September 15, 2004
It was one of the few airy, fresh days of this summer. We were due at my sister's for a family party, but I was anxious to get out and spend some time near the water and make some art. I drove over to the next town, a small suburban village with a median income of oh, say, a zillion dollars, and took a ride through "The Manor", an enclave of broad streets flanked by large, Victorian homes on generous plots trimmed with perennials and bright groupings of cheery impatiens and spanking white fences. The house are not mansion, but overly generous in space, with rambling porches, wings that wrap around courtyards and picturesque sheds, and laws studded with hundred years old trees that shade the avenues. Bordering the southern end of the enclave is the Long Island Sound, blue and green and sparkling with sailboats. Eternal summer, eternal youth, visible to all out most windows, and to the lucky few, from a birds-eye view from front porches decorated with wicker and Adirondack chairs.

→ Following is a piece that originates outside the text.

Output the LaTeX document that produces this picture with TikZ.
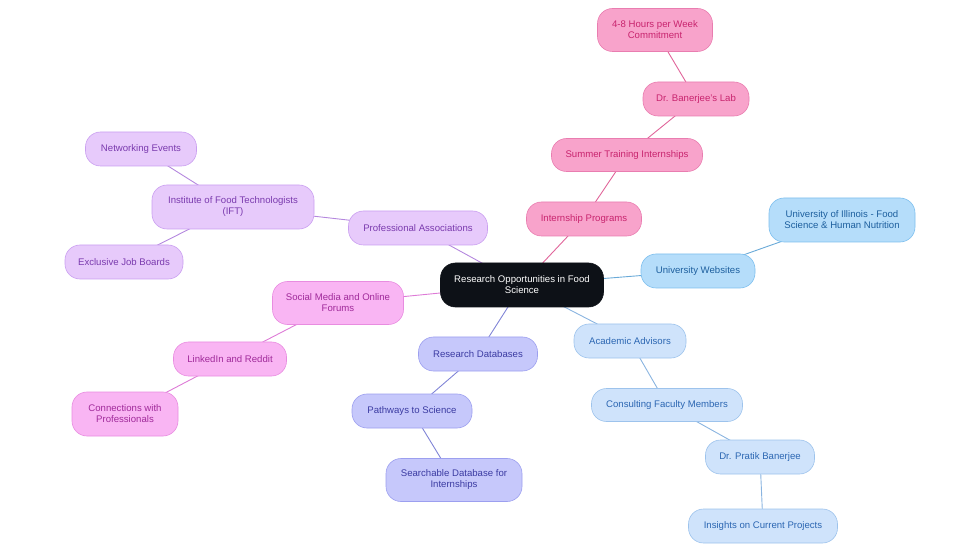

My husband and I have trolled these streets since we were in college. We envisioned ourselves with a brood of kids, a pack of dogs, a boat, and a house in The Manor. Since our college days, the large, Anglo-Irish families that settled the area had slowly turned with the tides of generations to Wall Street money. Once grand houses had started to look a little seedy; shingles were missing of northern exposures, roofs needed shedding, and shrubs and trees were overgrown in front of the homes of widows who couldn't keep up the pretenses after forty years of manorial living. The area was never in danger of needing gentrifying, but yuppies were the lifeline for the next forty years. It's not the type of community that would ever be in danger of tears downs, the rage even in my own city. No, it's the sort of community where you need a permit to take a wedding photograph in the town park. The houses are being restored to their luster of their sixties and seventies, the thirties and forties, the turn-of-the-century American romanticism of cobble stone driveways, and paths lined with hydrangeas and roses, and new Gothic brackets for the upstairs porches.
My husband and I have always lusted after houses, wanting the wide plank floors, capacious kitchens, and most of all, being close enough to the water to smell the salt air on a winter's day and a summer's night. Almost at the half-century mark, I still think there's time, that something, someone will enable me to live the life of baskets of boots by the backdoor, a fireplace in the kitchen, and a front porch filled with planters of geraniums that look as bright as bees against the backdrop of a long expanse of water. Our heads always turned by the Sound, we'd never went more inland, never made a simple left in this community, past the Sound, into the heart of the enclave. It was a few years ago that we stumbled upon the heart of the center, a large square studded with a fountain, banked on he left by an Episcopal church, and on the other flanks with smaller, charming cottages.
I've returned to the square again and again since then. I've walked the perimeter, admiring the neat little houses with exuberant gardens, the feeling of neighborliness as they all face each other, ideal for a chat on an autumn's eve when the first wood smoke curls out of the chimneys. That Sunday I headed to the square to sketch the fountain. No one was about; church was over and the houses were quiet and dark. I felt a little like an intruder as I walked across the perfectly groomed grass on sat on a bench. I quietly took out my journal, water pens, and gouache. I soon fell into the reverie of the place, listening to the water, the drone of bees intoxicated by the sparkling sprays, and I felt the unseen eyes of the place relax a little, like the square let go a held in breath. In the bright noon day sun, I felt a rippling under the surface of the patina, a gentle but persistent perception that there were well-kept secrets behind the red-painted doors and geranium-stuffed window boxes.
Right now it's just a shadow across my mind. But there are lanes that lead from the square to a marsh, lanes almost hidden with privet hedges as high as second stories. There's a house set out alone on a bend in the cove, a monastery set deep into the marshland, and a lighthouse that can be seen from the top of a bridge. Something connects it all, I'm not sure what. I'm just sure that graveyard tucked behind the rather gloomy stones of the church, holds more than just bones.